— Exercise directions —
State the number of lines in these records that include the word "this", and add nothing to it.

Records with drawing code

- - - -

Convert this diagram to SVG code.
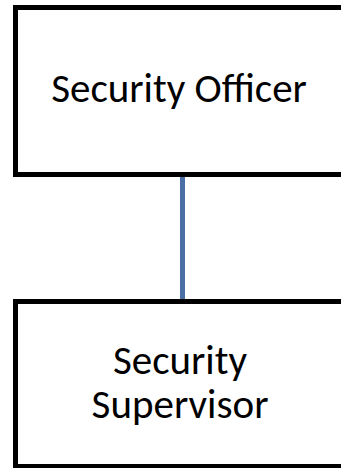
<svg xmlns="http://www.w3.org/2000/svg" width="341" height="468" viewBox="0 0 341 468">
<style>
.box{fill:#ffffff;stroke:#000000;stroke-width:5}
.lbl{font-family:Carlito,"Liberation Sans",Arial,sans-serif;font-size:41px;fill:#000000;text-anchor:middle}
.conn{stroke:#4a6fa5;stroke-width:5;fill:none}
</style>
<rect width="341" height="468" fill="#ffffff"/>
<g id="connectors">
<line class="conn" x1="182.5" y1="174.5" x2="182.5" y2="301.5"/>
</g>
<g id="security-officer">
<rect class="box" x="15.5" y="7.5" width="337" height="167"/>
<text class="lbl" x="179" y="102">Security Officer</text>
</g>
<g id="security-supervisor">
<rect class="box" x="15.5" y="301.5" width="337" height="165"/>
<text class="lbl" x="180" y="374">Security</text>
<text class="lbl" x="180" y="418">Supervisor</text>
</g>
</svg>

- - - -

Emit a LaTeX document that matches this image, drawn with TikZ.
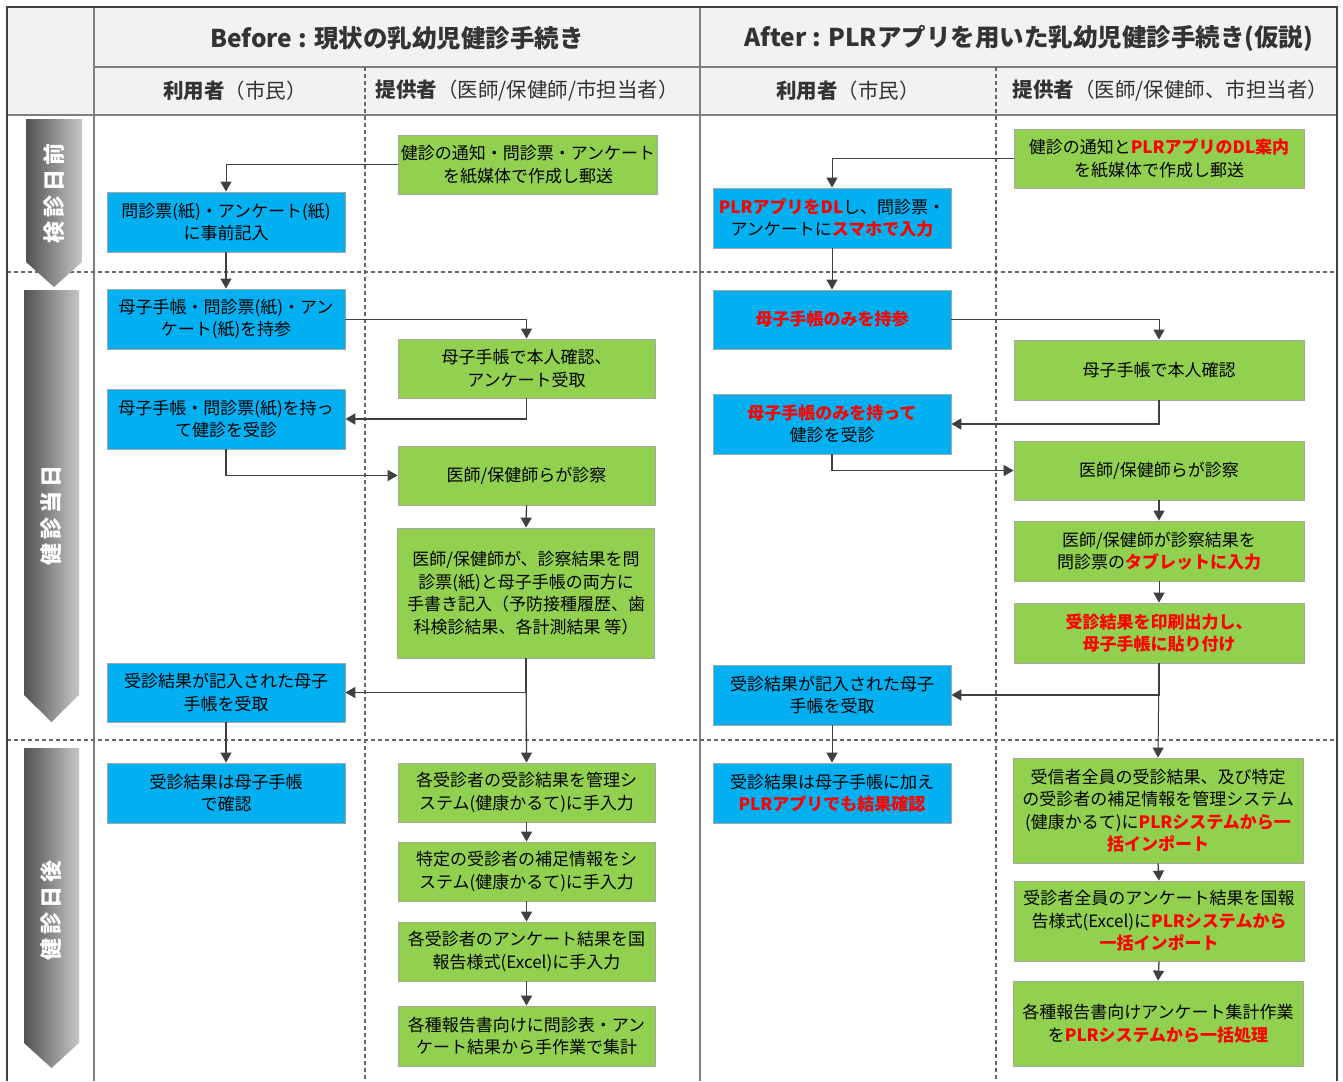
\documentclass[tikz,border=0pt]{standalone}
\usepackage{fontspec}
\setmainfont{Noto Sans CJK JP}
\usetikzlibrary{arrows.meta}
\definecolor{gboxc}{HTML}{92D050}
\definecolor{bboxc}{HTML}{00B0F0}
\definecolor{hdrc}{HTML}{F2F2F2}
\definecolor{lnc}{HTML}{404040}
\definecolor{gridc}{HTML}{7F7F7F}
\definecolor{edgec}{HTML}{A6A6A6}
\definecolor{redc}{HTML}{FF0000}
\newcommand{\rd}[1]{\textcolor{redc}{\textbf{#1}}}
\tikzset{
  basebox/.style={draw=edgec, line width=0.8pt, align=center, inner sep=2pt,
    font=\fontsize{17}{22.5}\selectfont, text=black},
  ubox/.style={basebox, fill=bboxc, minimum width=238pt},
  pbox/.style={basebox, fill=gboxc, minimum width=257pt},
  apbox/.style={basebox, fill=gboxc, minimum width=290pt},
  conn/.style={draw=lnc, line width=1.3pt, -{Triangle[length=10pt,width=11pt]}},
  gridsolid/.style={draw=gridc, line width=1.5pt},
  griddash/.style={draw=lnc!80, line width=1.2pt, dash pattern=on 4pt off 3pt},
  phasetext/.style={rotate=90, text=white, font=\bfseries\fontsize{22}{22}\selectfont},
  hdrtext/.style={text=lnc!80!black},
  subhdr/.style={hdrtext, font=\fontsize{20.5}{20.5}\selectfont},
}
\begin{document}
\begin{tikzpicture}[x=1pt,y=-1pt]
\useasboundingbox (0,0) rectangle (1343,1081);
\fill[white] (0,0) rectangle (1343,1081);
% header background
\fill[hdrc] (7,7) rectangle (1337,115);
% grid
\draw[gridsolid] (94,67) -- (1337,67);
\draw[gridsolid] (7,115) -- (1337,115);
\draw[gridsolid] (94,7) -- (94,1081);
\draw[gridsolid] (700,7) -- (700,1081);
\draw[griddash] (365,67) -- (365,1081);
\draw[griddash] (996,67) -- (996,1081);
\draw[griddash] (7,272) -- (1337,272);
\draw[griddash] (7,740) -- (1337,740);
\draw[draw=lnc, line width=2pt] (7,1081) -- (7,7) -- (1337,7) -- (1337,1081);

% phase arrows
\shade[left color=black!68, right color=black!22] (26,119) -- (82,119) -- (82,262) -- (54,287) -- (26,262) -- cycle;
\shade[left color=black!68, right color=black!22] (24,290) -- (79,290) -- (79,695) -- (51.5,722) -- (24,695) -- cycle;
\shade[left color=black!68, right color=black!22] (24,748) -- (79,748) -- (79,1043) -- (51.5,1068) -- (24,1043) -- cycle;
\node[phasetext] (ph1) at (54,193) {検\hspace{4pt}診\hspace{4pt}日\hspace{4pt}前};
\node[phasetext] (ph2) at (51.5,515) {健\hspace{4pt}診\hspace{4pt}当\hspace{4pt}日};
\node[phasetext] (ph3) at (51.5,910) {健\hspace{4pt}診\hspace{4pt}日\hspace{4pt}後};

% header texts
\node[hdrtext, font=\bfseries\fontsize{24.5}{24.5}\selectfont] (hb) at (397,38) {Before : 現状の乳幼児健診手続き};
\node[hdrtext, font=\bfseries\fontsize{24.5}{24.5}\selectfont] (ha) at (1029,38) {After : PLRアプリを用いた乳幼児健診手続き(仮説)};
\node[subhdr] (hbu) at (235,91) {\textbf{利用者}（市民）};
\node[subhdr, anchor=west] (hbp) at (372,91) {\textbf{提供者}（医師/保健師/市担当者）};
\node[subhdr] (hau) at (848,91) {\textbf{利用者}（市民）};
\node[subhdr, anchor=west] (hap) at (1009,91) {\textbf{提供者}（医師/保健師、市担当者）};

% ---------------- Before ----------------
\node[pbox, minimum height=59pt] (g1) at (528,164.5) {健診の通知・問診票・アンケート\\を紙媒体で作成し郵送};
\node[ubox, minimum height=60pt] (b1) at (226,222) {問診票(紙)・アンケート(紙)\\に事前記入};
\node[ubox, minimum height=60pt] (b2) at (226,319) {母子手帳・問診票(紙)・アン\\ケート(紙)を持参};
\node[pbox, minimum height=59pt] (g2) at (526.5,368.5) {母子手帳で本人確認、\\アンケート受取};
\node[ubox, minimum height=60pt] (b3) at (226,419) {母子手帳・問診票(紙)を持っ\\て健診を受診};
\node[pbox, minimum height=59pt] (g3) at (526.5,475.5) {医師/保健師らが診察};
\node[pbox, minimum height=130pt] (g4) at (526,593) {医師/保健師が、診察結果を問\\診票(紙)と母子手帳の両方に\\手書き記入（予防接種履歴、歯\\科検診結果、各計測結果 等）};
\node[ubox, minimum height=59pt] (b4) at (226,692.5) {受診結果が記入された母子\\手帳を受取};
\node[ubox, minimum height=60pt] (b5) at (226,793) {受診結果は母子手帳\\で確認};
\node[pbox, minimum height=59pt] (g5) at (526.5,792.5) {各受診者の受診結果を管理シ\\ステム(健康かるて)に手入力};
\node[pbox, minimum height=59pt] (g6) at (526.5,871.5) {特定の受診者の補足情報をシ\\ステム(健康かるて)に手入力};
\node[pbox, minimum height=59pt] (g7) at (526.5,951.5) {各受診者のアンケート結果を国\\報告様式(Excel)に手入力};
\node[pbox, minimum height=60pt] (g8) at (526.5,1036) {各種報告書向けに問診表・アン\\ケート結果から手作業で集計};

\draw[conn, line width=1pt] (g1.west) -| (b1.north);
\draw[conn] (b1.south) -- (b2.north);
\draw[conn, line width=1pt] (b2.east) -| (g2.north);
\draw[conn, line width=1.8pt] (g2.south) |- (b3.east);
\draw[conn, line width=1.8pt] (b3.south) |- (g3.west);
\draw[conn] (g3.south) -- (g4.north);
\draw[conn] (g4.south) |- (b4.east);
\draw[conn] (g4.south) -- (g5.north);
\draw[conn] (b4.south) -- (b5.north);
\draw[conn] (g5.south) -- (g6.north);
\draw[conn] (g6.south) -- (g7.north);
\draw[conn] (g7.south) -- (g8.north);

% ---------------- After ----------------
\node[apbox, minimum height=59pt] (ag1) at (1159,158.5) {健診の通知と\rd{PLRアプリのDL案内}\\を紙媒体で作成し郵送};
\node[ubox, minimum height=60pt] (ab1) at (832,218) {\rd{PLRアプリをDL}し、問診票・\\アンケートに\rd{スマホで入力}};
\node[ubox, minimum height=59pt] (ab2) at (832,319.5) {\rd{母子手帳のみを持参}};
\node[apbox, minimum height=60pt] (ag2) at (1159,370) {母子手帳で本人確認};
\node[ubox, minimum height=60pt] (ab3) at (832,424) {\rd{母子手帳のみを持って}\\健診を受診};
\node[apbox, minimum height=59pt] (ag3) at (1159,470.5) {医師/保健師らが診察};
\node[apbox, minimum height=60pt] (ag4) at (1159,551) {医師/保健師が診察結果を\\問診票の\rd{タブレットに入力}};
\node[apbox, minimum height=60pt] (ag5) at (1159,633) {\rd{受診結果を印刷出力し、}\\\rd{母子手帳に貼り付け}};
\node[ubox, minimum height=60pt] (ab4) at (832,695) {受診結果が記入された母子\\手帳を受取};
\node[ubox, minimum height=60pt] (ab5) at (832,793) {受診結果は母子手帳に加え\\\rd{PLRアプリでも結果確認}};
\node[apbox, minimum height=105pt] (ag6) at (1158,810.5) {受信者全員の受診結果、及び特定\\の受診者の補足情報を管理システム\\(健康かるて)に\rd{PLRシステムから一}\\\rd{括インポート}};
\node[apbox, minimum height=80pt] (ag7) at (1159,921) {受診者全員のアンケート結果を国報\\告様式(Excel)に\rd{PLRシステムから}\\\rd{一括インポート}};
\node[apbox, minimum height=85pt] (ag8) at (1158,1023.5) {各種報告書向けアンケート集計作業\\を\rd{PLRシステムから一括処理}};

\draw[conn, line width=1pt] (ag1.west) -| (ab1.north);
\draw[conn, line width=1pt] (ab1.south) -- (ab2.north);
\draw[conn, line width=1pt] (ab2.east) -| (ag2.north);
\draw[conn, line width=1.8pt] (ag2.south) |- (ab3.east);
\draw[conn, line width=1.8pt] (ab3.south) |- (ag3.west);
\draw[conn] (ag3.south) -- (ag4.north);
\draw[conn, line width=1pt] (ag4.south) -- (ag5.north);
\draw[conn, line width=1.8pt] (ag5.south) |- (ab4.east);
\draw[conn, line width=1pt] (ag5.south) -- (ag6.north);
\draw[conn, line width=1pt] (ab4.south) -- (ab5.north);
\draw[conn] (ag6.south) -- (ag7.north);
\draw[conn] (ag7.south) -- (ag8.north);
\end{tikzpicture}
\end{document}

- - - -

— Final answer —
2